Ces histoires ne relèvent pas de la fable, mais de la réalité quotidienne de ces lieux où l’équitation soigne les blessures sociales autant que physiques. Là encore, le monde du cheval démontre qu’il peut être un terrain d’inclusion, de solidarité, voire de résilience.
Technologie et tradition : un mariage d’avenir
On aurait pu croire que les innovations numériques s’opposeraient à cette quête de retour à l’essentiel. Il n’en est rien. Portées par des startups ou des instituts publics comme l’IFCE, de nombreuses solutions technologiques visent à améliorer le bien-être équin. Des applications comme Cheval Bien-Être permettent d’identifier les signes de souffrance, d’optimiser l’alimentation ou de suivre les performances sans intrusivité. A terme, certaines envisagent même d’évaluer l’état émotionnel d’un cheval via l’analyse d’images. Utopique ? Peut-être. Mais révélateur d’une volonté nouvelle, celle de mettre la tech au service du vivant, et non l’inverse.
La logistique elle aussi entame sa révolution. La question des transports, principale source d’émissions de CO₂ dans la filière, pousse les constructeurs à imaginer des camions hybrides ou électriques. Une avancée majeure, notamment pour les compétitions, où les allers-retours incessants deviennent insoutenables à l’échelle environnementale.
Les assureurs emboîtent le pas, à l’instar de Cavalassur qui innove avec le tiers payant.

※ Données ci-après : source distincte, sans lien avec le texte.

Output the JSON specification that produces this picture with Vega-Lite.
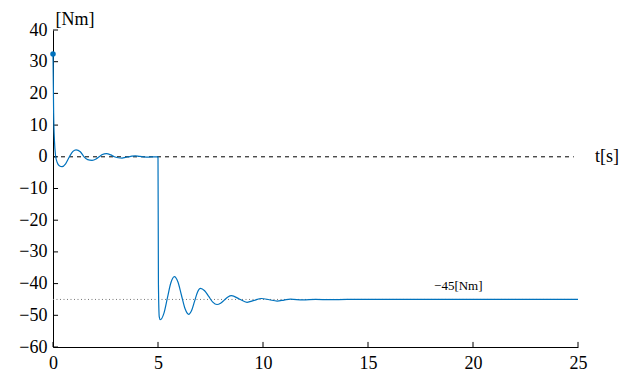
{
  "$schema": "https://vega.github.io/schema/vega-lite/v6.json",
  "width": 525,
  "height": 317,
  "autosize": "none",
  "padding": {"left": 53, "top": 30, "right": 43, "bottom": 28},
  "background": "white",
  "config": {
    "view": {"stroke": null},
    "font": "Liberation Serif",
    "axis": {
      "grid": false,
      "domainColor": "black",
      "domainWidth": 1,
      "ticks": false,
      "labelFont": "Liberation Serif",
      "labelFontSize": 18,
      "labelColor": "black",
      "labelFlush": false,
      "labelOverlap": false,
      "titleFont": "Liberation Serif",
      "titleFontSize": 18,
      "titleFontWeight": "normal",
      "titleColor": "black"
    }
  },
  "datasets": {
    "signal": [
      {"t": 0, "v": 32.4},
      {"t": 0.03, "v": 14},
      {"t": 0.07, "v": 5},
      {"t": 0.12, "v": 0.5},
      {"t": 0.2, "v": -1.8},
      {"t": 0.3, "v": -2.8},
      {"t": 0.43, "v": -3.1},
      {"t": 0.6, "v": -2.2},
      {"t": 0.78, "v": 0},
      {"t": 0.95, "v": 1.7},
      {"t": 1.1, "v": 2.2},
      {"t": 1.3, "v": 1.6},
      {"t": 1.48, "v": 0},
      {"t": 1.65, "v": -0.9},
      {"t": 1.86, "v": -1.1},
      {"t": 2.05, "v": -0.7},
      {"t": 2.2, "v": 0},
      {"t": 2.35, "v": 0.7},
      {"t": 2.54, "v": 1.0},
      {"t": 2.75, "v": 0.6},
      {"t": 2.92, "v": 0},
      {"t": 3.1, "v": -0.3},
      {"t": 3.29, "v": -0.4},
      {"t": 3.45, "v": -0.2},
      {"t": 3.6, "v": 0},
      {"t": 3.75, "v": 0.2},
      {"t": 3.92, "v": 0.3},
      {"t": 4.1, "v": 0.15},
      {"t": 4.3, "v": 0},
      {"t": 4.55, "v": -0.1},
      {"t": 4.8, "v": 0},
      {"t": 5.0, "v": 0},
      {"t": 5.02, "v": -40},
      {"t": 5.06, "v": -50.5},
      {"t": 5.11, "v": -51.4},
      {"t": 5.28, "v": -49.4},
      {"t": 5.445, "v": -44.6},
      {"t": 5.61, "v": -39.8},
      {"t": 5.78, "v": -37.8},
      {"t": 5.95, "v": -39.5},
      {"t": 6.12, "v": -43.75},
      {"t": 6.29, "v": -47.95},
      {"t": 6.46, "v": -49.7},
      {"t": 6.6, "v": -48.5},
      {"t": 6.74, "v": -45.6},
      {"t": 6.88, "v": -42.7},
      {"t": 7.02, "v": -41.5},
      {"t": 7.22, "v": -42.25},
      {"t": 7.415, "v": -44.05},
      {"t": 7.61, "v": -45.85},
      {"t": 7.81, "v": -46.6},
      {"t": 7.98, "v": -46.2},
      {"t": 8.155, "v": -45.2},
      {"t": 8.33, "v": -44.2},
      {"t": 8.5, "v": -43.8},
      {"t": 8.87, "v": -44.85},
      {"t": 9.24, "v": -45.9},
      {"t": 9.58, "v": -45.3},
      {"t": 9.92, "v": -44.7},
      {"t": 10.3, "v": -45.1},
      {"t": 10.67, "v": -45.5},
      {"t": 11.0, "v": -45.2},
      {"t": 11.3, "v": -44.9},
      {"t": 11.9, "v": -45.15},
      {"t": 12.5, "v": -45.0},
      {"t": 13.2, "v": -45.05},
      {"t": 14.0, "v": -45.0},
      {"t": 25.0, "v": -45.0}
    ],
    "start": [{"t": 0, "v": 32.4}],
    "zero": [{"x1": 0, "x2": 24.8, "y": 0}],
    "ref": [{"x1": 0, "x2": 25, "y": -45}],
    "yticks": [
      {"y": -60}, {"y": -50}, {"y": -40}, {"y": -30}, {"y": -20}, {"y": -10},
      {"y": 0}, {"y": 10}, {"y": 20}, {"y": 30}, {"y": 40}
    ],
    "xticks": [{"x": 0}, {"x": 5}, {"x": 10}, {"x": 15}, {"x": 20}, {"x": 25}],
    "xlab": [{"t": 25, "v": 0, "label": "t[s]"}],
    "reflab": [{"t": 19.3, "v": -45, "label": "−45[Nm]"}]
  },
  "encoding": {
    "x": {"type": "quantitative", "scale": {"domain": [0, 25], "nice": false},
          "axis": {"values": [0, 5, 10, 15, 20, 25], "title": null, "labelPadding": 7}},
    "y": {"type": "quantitative", "scale": {"domain": [-60, 40], "nice": false},
          "axis": {"values": [-60, -50, -40, -30, -20, -10, 0, 10, 20, 30, 40], "title": "[Nm]",
                   "labelPadding": 6,
                   "titleAngle": 0, "titleAlign": "left", "titleBaseline": "alphabetic",
                   "titleX": 2, "titleY": -6}}
  },
  "layer": [
    {
      "data": {"name": "yticks"},
      "mark": {"type": "rule", "color": "black", "strokeWidth": 1},
      "encoding": {
        "x": {"datum": 0},
        "x2": {"datum": 0.24},
        "y": {"field": "y"}
      }
    },
    {
      "data": {"name": "xticks"},
      "mark": {"type": "rule", "color": "black", "strokeWidth": 1},
      "encoding": {
        "x": {"field": "x"},
        "y": {"datum": -60},
        "y2": {"datum": -58.4}
      }
    },
    {
      "data": {"name": "zero"},
      "mark": {"type": "rule", "color": "black", "strokeWidth": 1, "strokeDash": [4, 4]},
      "encoding": {
        "x": {"field": "x1"},
        "x2": {"field": "x2"},
        "y": {"field": "y"}
      }
    },
    {
      "data": {"name": "ref"},
      "mark": {"type": "rule", "color": "#777777", "strokeWidth": 1, "strokeDash": [1, 2.5]},
      "encoding": {
        "x": {"field": "x1"},
        "x2": {"field": "x2"},
        "y": {"field": "y"}
      }
    },
    {
      "data": {"name": "signal"},
      "mark": {"type": "line", "color": "#0072BD", "strokeWidth": 1.2, "interpolate": "monotone"},
      "encoding": {
        "x": {"field": "t"},
        "y": {"field": "v"}
      }
    },
    {
      "data": {"name": "start"},
      "mark": {"type": "point", "filled": true, "color": "#0072BD", "size": 30, "opacity": 1},
      "encoding": {
        "x": {"field": "t"},
        "y": {"field": "v"}
      }
    },
    {
      "data": {"name": "xlab"},
      "mark": {"type": "text", "align": "left", "baseline": "middle", "dx": 17, "fontSize": 18, "font": "Liberation Serif", "color": "black"},
      "encoding": {
        "x": {"field": "t"},
        "y": {"field": "v"},
        "text": {"field": "label"}
      }
    },
    {
      "data": {"name": "reflab"},
      "mark": {"type": "text", "align": "center", "baseline": "alphabetic", "dy": -9, "fontSize": 13, "font": "Liberation Serif", "color": "black"},
      "encoding": {
        "x": {"field": "t"},
        "y": {"field": "v"},
        "text": {"field": "label"}
      }
    }
  ]
}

Un avenir encore incertain, mais porteur
Alors, quel avenir pour notre relation avec les chevaux ? Sera-t-elle balayée par la vague animaliste, accusée de domination et d’exploitation ? Ou saura-t-elle renaître dans une forme plus équilibrée, plus consciente, plus respectueuse ? Tout dépend de la capacité du milieu équestre à se remettre en question, à sortir des carcans, des dogmes et des pratiques archaïques. A cesser de confondre tradition et inertie, à écouter, enfin, ce que le cheval a à dire – dans son silence, dans ses regards, dans ses postures.